# Stored data
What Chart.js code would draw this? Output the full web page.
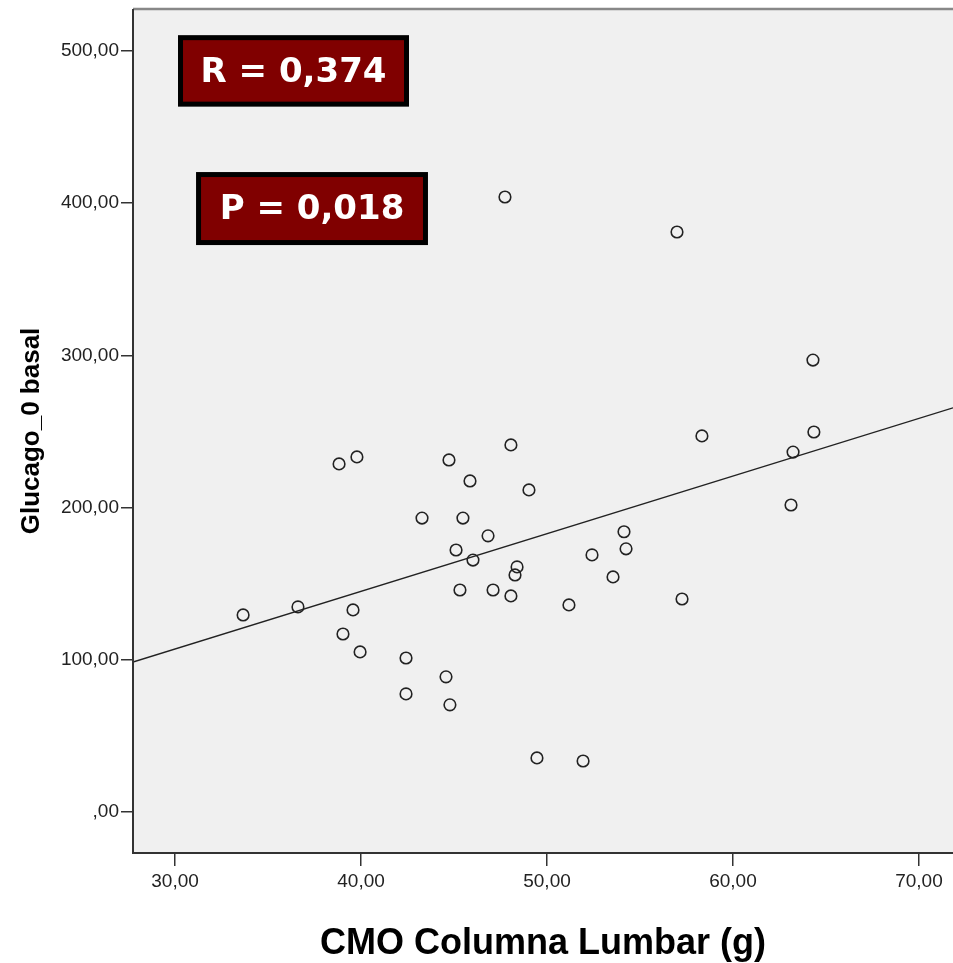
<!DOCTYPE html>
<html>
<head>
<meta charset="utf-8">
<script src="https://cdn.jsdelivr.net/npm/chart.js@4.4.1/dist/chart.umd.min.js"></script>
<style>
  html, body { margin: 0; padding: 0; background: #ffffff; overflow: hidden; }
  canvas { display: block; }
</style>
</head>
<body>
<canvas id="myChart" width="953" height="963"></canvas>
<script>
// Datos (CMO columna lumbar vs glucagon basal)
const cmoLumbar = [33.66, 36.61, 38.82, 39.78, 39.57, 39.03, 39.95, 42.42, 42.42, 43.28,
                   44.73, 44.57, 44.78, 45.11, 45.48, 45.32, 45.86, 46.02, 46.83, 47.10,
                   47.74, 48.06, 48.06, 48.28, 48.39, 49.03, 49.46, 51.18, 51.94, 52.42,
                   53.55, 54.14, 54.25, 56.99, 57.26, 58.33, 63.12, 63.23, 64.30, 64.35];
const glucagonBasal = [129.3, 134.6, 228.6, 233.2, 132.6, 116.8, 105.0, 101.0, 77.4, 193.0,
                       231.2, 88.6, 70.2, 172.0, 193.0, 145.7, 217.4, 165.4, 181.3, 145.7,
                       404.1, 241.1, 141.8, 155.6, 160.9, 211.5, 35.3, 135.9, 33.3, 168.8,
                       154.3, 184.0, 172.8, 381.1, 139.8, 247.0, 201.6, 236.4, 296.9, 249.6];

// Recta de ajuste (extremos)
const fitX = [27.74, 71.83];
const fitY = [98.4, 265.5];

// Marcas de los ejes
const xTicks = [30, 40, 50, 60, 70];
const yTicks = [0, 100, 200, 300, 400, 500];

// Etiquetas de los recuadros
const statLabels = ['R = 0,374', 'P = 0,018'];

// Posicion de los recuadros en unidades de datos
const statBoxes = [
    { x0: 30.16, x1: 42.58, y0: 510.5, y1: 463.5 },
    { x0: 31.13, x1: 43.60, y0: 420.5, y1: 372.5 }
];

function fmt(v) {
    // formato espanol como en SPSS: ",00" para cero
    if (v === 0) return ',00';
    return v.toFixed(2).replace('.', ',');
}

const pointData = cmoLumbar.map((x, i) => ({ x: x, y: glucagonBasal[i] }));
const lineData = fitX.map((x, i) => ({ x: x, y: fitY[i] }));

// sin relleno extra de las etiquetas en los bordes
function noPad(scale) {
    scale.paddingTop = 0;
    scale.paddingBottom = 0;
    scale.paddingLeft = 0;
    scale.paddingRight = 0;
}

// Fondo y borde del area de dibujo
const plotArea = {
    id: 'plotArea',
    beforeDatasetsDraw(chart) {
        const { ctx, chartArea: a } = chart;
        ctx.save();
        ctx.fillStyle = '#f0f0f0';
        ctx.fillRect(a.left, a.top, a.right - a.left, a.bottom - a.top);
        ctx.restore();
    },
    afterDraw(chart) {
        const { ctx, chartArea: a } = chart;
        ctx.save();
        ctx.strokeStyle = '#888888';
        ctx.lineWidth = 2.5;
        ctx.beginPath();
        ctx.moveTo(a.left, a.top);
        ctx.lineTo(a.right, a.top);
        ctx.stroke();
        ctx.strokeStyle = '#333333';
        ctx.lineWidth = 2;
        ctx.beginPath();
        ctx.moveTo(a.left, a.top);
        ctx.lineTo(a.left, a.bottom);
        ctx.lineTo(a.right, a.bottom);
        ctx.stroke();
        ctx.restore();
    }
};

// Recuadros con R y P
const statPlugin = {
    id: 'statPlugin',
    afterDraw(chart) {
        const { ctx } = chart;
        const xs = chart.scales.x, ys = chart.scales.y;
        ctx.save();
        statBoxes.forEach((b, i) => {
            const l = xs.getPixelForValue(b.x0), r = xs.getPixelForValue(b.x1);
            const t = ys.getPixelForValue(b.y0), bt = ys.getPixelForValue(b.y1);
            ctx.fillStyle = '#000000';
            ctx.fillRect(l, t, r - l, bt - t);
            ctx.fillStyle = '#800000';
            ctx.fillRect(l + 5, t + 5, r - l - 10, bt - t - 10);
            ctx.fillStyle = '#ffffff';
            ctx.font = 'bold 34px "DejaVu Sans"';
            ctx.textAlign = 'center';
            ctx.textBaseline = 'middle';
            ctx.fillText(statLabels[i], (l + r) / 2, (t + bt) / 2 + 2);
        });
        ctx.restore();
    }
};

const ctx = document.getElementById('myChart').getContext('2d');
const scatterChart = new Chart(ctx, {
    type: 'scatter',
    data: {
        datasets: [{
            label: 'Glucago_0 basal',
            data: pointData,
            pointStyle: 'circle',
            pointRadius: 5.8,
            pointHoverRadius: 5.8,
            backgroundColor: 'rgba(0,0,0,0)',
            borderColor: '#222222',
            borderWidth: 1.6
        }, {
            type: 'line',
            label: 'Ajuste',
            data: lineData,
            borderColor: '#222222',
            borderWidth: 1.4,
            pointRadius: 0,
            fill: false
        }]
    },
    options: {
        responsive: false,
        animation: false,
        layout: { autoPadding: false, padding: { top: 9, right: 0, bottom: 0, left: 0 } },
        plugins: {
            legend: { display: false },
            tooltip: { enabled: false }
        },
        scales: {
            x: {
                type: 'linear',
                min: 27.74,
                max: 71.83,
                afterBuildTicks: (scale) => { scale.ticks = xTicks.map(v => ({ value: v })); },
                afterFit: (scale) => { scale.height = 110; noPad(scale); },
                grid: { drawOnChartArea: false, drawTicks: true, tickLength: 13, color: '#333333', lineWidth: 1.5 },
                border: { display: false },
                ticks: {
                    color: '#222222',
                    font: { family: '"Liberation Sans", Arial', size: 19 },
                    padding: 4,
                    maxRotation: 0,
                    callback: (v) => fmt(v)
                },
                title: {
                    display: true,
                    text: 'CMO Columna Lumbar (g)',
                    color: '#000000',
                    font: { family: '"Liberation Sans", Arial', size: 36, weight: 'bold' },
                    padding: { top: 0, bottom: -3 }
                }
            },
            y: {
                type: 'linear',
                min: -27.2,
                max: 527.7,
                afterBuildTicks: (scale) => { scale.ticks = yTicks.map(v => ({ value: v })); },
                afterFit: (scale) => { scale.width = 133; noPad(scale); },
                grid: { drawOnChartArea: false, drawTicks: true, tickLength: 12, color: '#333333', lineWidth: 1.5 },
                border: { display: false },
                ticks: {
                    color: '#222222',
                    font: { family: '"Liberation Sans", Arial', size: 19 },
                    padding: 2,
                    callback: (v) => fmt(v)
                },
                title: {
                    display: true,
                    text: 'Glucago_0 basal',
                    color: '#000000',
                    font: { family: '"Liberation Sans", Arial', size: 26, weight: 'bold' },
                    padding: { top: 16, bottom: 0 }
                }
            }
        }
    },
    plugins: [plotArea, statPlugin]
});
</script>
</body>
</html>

# To be done
Repeat the material verbatim. Do not carry over any picture.

# Full solution
What Chart.js code would draw this? Output the full web page.
<!DOCTYPE html>
<html>
<head>
<meta charset="utf-8">
<script src="https://cdn.jsdelivr.net/npm/chart.js@4.4.1/dist/chart.umd.min.js"></script>
<style>
  html, body { margin: 0; padding: 0; background: #ffffff; overflow: hidden; }
  canvas { display: block; }
</style>
</head>
<body>
<canvas id="myChart" width="953" height="963"></canvas>
<script>
// Datos (CMO columna lumbar vs glucagon basal)
const cmoLumbar = [33.66, 36.61, 38.82, 39.78, 39.57, 39.03, 39.95, 42.42, 42.42, 43.28,
                   44.73, 44.57, 44.78, 45.11, 45.48, 45.32, 45.86, 46.02, 46.83, 47.10,
                   47.74, 48.06, 48.06, 48.28, 48.39, 49.03, 49.46, 51.18, 51.94, 52.42,
                   53.55, 54.14, 54.25, 56.99, 57.26, 58.33, 63.12, 63.23, 64.30, 64.35];
const glucagonBasal = [129.3, 134.6, 228.6, 233.2, 132.6, 116.8, 105.0, 101.0, 77.4, 193.0,
                       231.2, 88.6, 70.2, 172.0, 193.0, 145.7, 217.4, 165.4, 181.3, 145.7,
                       404.1, 241.1, 141.8, 155.6, 160.9, 211.5, 35.3, 135.9, 33.3, 168.8,
                       154.3, 184.0, 172.8, 381.1, 139.8, 247.0, 201.6, 236.4, 296.9, 249.6];

// Recta de ajuste (extremos)
const fitX = [27.74, 71.83];
const fitY = [98.4, 265.5];

// Marcas de los ejes
const xTicks = [30, 40, 50, 60, 70];
const yTicks = [0, 100, 200, 300, 400, 500];

// Etiquetas de los recuadros
const statLabels = ['R = 0,374', 'P = 0,018'];

// Posicion de los recuadros en unidades de datos
const statBoxes = [
    { x0: 30.16, x1: 42.58, y0: 510.5, y1: 463.5 },
    { x0: 31.13, x1: 43.60, y0: 420.5, y1: 372.5 }
];

function fmt(v) {
    // formato espanol como en SPSS: ",00" para cero
    if (v === 0) return ',00';
    return v.toFixed(2).replace('.', ',');
}

const pointData = cmoLumbar.map((x, i) => ({ x: x, y: glucagonBasal[i] }));
const lineData = fitX.map((x, i) => ({ x: x, y: fitY[i] }));

// sin relleno extra de las etiquetas en los bordes
function noPad(scale) {
    scale.paddingTop = 0;
    scale.paddingBottom = 0;
    scale.paddingLeft = 0;
    scale.paddingRight = 0;
}

// Fondo y borde del area de dibujo
const plotArea = {
    id: 'plotArea',
    beforeDatasetsDraw(chart) {
        const { ctx, chartArea: a } = chart;
        ctx.save();
        ctx.fillStyle = '#f0f0f0';
        ctx.fillRect(a.left, a.top, a.right - a.left, a.bottom - a.top);
        ctx.restore();
    },
    afterDraw(chart) {
        const { ctx, chartArea: a } = chart;
        ctx.save();
        ctx.strokeStyle = '#888888';
        ctx.lineWidth = 2.5;
        ctx.beginPath();
        ctx.moveTo(a.left, a.top);
        ctx.lineTo(a.right, a.top);
        ctx.stroke();
        ctx.strokeStyle = '#333333';
        ctx.lineWidth = 2;
        ctx.beginPath();
        ctx.moveTo(a.left, a.top);
        ctx.lineTo(a.left, a.bottom);
        ctx.lineTo(a.right, a.bottom);
        ctx.stroke();
        ctx.restore();
    }
};

// Recuadros con R y P
const statPlugin = {
    id: 'statPlugin',
    afterDraw(chart) {
        const { ctx } = chart;
        const xs = chart.scales.x, ys = chart.scales.y;
        ctx.save();
        statBoxes.forEach((b, i) => {
            const l = xs.getPixelForValue(b.x0), r = xs.getPixelForValue(b.x1);
            const t = ys.getPixelForValue(b.y0), bt = ys.getPixelForValue(b.y1);
            ctx.fillStyle = '#000000';
            ctx.fillRect(l, t, r - l, bt - t);
            ctx.fillStyle = '#800000';
            ctx.fillRect(l + 5, t + 5, r - l - 10, bt - t - 10);
            ctx.fillStyle = '#ffffff';
            ctx.font = 'bold 34px "DejaVu Sans"';
            ctx.textAlign = 'center';
            ctx.textBaseline = 'middle';
            ctx.fillText(statLabels[i], (l + r) / 2, (t + bt) / 2 + 2);
        });
        ctx.restore();
    }
};

const ctx = document.getElementById('myChart').getContext('2d');
const scatterChart = new Chart(ctx, {
    type: 'scatter',
    data: {
        datasets: [{
            label: 'Glucago_0 basal',
            data: pointData,
            pointStyle: 'circle',
            pointRadius: 5.8,
            pointHoverRadius: 5.8,
            backgroundColor: 'rgba(0,0,0,0)',
            borderColor: '#222222',
            borderWidth: 1.6
        }, {
            type: 'line',
            label: 'Ajuste',
            data: lineData,
            borderColor: '#222222',
            borderWidth: 1.4,
            pointRadius: 0,
            fill: false
        }]
    },
    options: {
        responsive: false,
        animation: false,
        layout: { autoPadding: false, padding: { top: 9, right: 0, bottom: 0, left: 0 } },
        plugins: {
            legend: { display: false },
            tooltip: { enabled: false }
        },
        scales: {
            x: {
                type: 'linear',
                min: 27.74,
                max: 71.83,
                afterBuildTicks: (scale) => { scale.ticks = xTicks.map(v => ({ value: v })); },
                afterFit: (scale) => { scale.height = 110; noPad(scale); },
                grid: { drawOnChartArea: false, drawTicks: true, tickLength: 13, color: '#333333', lineWidth: 1.5 },
                border: { display: false },
                ticks: {
                    color: '#222222',
                    font: { family: '"Liberation Sans", Arial', size: 19 },
                    padding: 4,
                    maxRotation: 0,
                    callback: (v) => fmt(v)
                },
                title: {
                    display: true,
                    text: 'CMO Columna Lumbar (g)',
                    color: '#000000',
                    font: { family: '"Liberation Sans", Arial', size: 36, weight: 'bold' },
                    padding: { top: 0, bottom: -3 }
                }
            },
            y: {
                type: 'linear',
                min: -27.2,
                max: 527.7,
                afterBuildTicks: (scale) => { scale.ticks = yTicks.map(v => ({ value: v })); },
                afterFit: (scale) => { scale.width = 133; noPad(scale); },
                grid: { drawOnChartArea: false, drawTicks: true, tickLength: 12, color: '#333333', lineWidth: 1.5 },
                border: { display: false },
                ticks: {
                    color: '#222222',
                    font: { family: '"Liberation Sans", Arial', size: 19 },
                    padding: 2,
                    callback: (v) => fmt(v)
                },
                title: {
                    display: true,
                    text: 'Glucago_0 basal',
                    color: '#000000',
                    font: { family: '"Liberation Sans", Arial', size: 26, weight: 'bold' },
                    padding: { top: 16, bottom: 0 }
                }
            }
        }
    },
    plugins: [plotArea, statPlugin]
});
</script>
</body>
</html>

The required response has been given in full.